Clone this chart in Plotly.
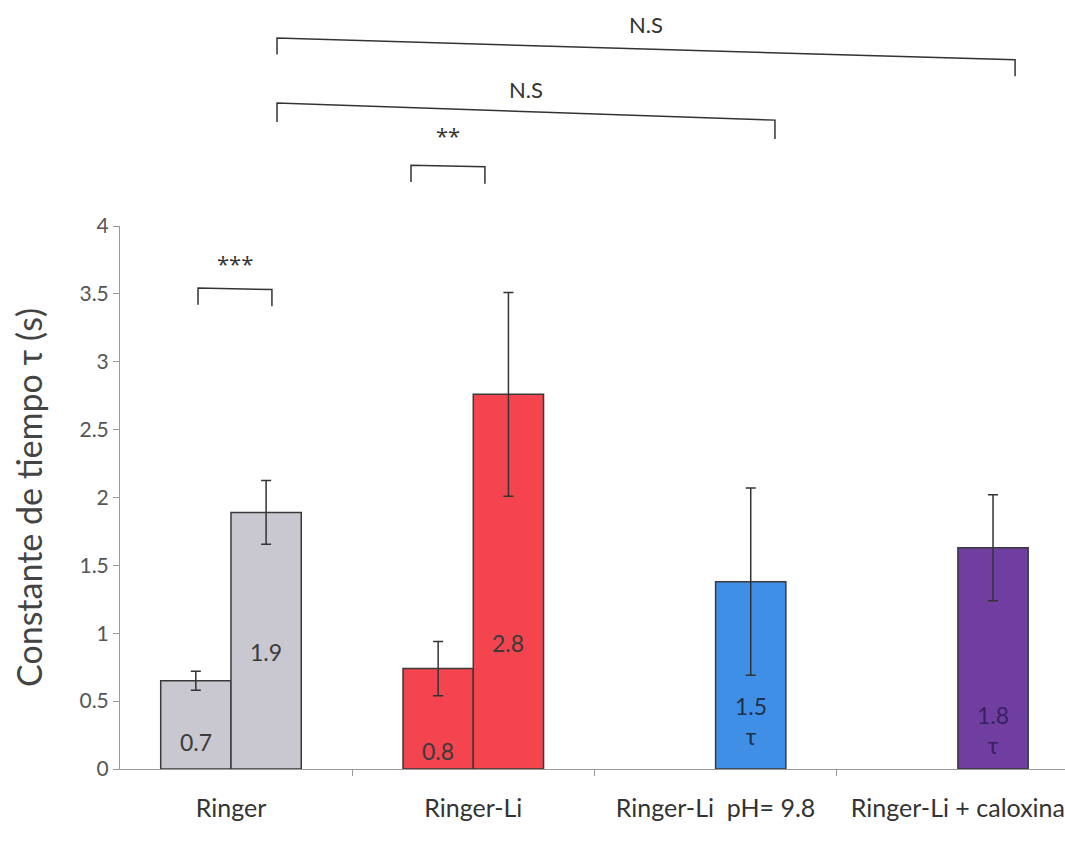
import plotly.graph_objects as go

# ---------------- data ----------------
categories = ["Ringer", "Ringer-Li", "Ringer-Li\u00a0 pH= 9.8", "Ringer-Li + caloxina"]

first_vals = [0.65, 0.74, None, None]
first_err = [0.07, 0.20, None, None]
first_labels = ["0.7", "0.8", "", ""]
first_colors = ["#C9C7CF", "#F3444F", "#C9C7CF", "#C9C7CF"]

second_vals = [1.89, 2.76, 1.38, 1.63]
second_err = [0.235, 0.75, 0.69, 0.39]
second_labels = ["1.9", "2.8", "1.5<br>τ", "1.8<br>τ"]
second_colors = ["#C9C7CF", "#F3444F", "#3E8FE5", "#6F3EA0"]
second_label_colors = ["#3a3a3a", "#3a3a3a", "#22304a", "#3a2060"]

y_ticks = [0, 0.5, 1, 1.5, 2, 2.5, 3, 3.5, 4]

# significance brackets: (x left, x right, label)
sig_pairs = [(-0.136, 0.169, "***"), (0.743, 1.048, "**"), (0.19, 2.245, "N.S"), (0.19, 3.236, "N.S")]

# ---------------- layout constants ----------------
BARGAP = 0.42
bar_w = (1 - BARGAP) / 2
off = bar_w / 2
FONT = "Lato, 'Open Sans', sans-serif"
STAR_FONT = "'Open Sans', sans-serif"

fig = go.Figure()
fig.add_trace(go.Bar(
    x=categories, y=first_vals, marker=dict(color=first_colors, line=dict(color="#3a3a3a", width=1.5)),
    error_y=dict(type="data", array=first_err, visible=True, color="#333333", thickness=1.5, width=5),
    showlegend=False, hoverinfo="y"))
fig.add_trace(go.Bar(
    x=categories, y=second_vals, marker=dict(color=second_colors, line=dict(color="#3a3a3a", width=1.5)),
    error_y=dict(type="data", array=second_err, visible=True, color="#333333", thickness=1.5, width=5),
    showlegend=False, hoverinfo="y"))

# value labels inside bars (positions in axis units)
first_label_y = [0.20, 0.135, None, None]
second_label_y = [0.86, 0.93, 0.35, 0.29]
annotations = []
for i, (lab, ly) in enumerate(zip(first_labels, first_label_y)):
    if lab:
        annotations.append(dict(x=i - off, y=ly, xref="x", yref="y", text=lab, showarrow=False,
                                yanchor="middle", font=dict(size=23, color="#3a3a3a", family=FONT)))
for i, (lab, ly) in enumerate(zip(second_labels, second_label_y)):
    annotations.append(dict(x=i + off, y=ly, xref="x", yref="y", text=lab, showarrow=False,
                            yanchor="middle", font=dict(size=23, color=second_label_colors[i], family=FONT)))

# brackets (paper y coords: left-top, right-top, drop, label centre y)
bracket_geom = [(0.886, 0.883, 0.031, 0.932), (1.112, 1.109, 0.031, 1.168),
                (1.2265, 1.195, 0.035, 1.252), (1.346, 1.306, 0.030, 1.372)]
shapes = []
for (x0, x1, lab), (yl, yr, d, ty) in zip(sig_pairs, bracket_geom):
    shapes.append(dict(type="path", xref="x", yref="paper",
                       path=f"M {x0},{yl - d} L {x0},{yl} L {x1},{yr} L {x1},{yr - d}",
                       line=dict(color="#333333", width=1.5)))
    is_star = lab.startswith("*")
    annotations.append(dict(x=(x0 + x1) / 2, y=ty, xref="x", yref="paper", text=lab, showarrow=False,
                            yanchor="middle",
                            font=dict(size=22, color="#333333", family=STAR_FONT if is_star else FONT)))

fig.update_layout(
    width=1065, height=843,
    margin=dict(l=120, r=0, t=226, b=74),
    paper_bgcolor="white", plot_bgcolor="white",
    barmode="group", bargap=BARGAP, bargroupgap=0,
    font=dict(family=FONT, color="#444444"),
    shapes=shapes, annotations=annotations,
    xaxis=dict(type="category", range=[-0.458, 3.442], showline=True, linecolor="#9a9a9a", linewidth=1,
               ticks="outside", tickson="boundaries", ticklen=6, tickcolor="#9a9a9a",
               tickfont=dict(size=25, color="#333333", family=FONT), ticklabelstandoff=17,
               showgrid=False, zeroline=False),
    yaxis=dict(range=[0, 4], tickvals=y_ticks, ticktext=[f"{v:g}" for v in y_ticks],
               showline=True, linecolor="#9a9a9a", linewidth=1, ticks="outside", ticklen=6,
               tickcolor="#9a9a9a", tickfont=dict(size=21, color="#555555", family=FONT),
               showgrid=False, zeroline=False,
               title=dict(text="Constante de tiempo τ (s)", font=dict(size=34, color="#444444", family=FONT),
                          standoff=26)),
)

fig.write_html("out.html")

----------------

TASK PROMPT ▸ Take the listing above and print it exactly, apart from the pictures.

TASK RESULT ▸
Clone this chart in Plotly.
import plotly.graph_objects as go

# ---------------- data ----------------
categories = ["Ringer", "Ringer-Li", "Ringer-Li\u00a0 pH= 9.8", "Ringer-Li + caloxina"]

first_vals = [0.65, 0.74, None, None]
first_err = [0.07, 0.20, None, None]
first_labels = ["0.7", "0.8", "", ""]
first_colors = ["#C9C7CF", "#F3444F", "#C9C7CF", "#C9C7CF"]

second_vals = [1.89, 2.76, 1.38, 1.63]
second_err = [0.235, 0.75, 0.69, 0.39]
second_labels = ["1.9", "2.8", "1.5<br>τ", "1.8<br>τ"]
second_colors = ["#C9C7CF", "#F3444F", "#3E8FE5", "#6F3EA0"]
second_label_colors = ["#3a3a3a", "#3a3a3a", "#22304a", "#3a2060"]

y_ticks = [0, 0.5, 1, 1.5, 2, 2.5, 3, 3.5, 4]

# significance brackets: (x left, x right, label)
sig_pairs = [(-0.136, 0.169, "***"), (0.743, 1.048, "**"), (0.19, 2.245, "N.S"), (0.19, 3.236, "N.S")]

# ---------------- layout constants ----------------
BARGAP = 0.42
bar_w = (1 - BARGAP) / 2
off = bar_w / 2
FONT = "Lato, 'Open Sans', sans-serif"
STAR_FONT = "'Open Sans', sans-serif"

fig = go.Figure()
fig.add_trace(go.Bar(
    x=categories, y=first_vals, marker=dict(color=first_colors, line=dict(color="#3a3a3a", width=1.5)),
    error_y=dict(type="data", array=first_err, visible=True, color="#333333", thickness=1.5, width=5),
    showlegend=False, hoverinfo="y"))
fig.add_trace(go.Bar(
    x=categories, y=second_vals, marker=dict(color=second_colors, line=dict(color="#3a3a3a", width=1.5)),
    error_y=dict(type="data", array=second_err, visible=True, color="#333333", thickness=1.5, width=5),
    showlegend=False, hoverinfo="y"))

# value labels inside bars (positions in axis units)
first_label_y = [0.20, 0.135, None, None]
second_label_y = [0.86, 0.93, 0.35, 0.29]
annotations = []
for i, (lab, ly) in enumerate(zip(first_labels, first_label_y)):
    if lab:
        annotations.append(dict(x=i - off, y=ly, xref="x", yref="y", text=lab, showarrow=False,
                                yanchor="middle", font=dict(size=23, color="#3a3a3a", family=FONT)))
for i, (lab, ly) in enumerate(zip(second_labels, second_label_y)):
    annotations.append(dict(x=i + off, y=ly, xref="x", yref="y", text=lab, showarrow=False,
                            yanchor="middle", font=dict(size=23, color=second_label_colors[i], family=FONT)))

# brackets (paper y coords: left-top, right-top, drop, label centre y)
bracket_geom = [(0.886, 0.883, 0.031, 0.932), (1.112, 1.109, 0.031, 1.168),
                (1.2265, 1.195, 0.035, 1.252), (1.346, 1.306, 0.030, 1.372)]
shapes = []
for (x0, x1, lab), (yl, yr, d, ty) in zip(sig_pairs, bracket_geom):
    shapes.append(dict(type="path", xref="x", yref="paper",
                       path=f"M {x0},{yl - d} L {x0},{yl} L {x1},{yr} L {x1},{yr - d}",
                       line=dict(color="#333333", width=1.5)))
    is_star = lab.startswith("*")
    annotations.append(dict(x=(x0 + x1) / 2, y=ty, xref="x", yref="paper", text=lab, showarrow=False,
                            yanchor="middle",
                            font=dict(size=22, color="#333333", family=STAR_FONT if is_star else FONT)))

fig.update_layout(
    width=1065, height=843,
    margin=dict(l=120, r=0, t=226, b=74),
    paper_bgcolor="white", plot_bgcolor="white",
    barmode="group", bargap=BARGAP, bargroupgap=0,
    font=dict(family=FONT, color="#444444"),
    shapes=shapes, annotations=annotations,
    xaxis=dict(type="category", range=[-0.458, 3.442], showline=True, linecolor="#9a9a9a", linewidth=1,
               ticks="outside", tickson="boundaries", ticklen=6, tickcolor="#9a9a9a",
               tickfont=dict(size=25, color="#333333", family=FONT), ticklabelstandoff=17,
               showgrid=False, zeroline=False),
    yaxis=dict(range=[0, 4], tickvals=y_ticks, ticktext=[f"{v:g}" for v in y_ticks],
               showline=True, linecolor="#9a9a9a", linewidth=1, ticks="outside", ticklen=6,
               tickcolor="#9a9a9a", tickfont=dict(size=21, color="#555555", family=FONT),
               showgrid=False, zeroline=False,
               title=dict(text="Constante de tiempo τ (s)", font=dict(size=34, color="#444444", family=FONT),
                          standoff=26)),
)

fig.write_html("out.html")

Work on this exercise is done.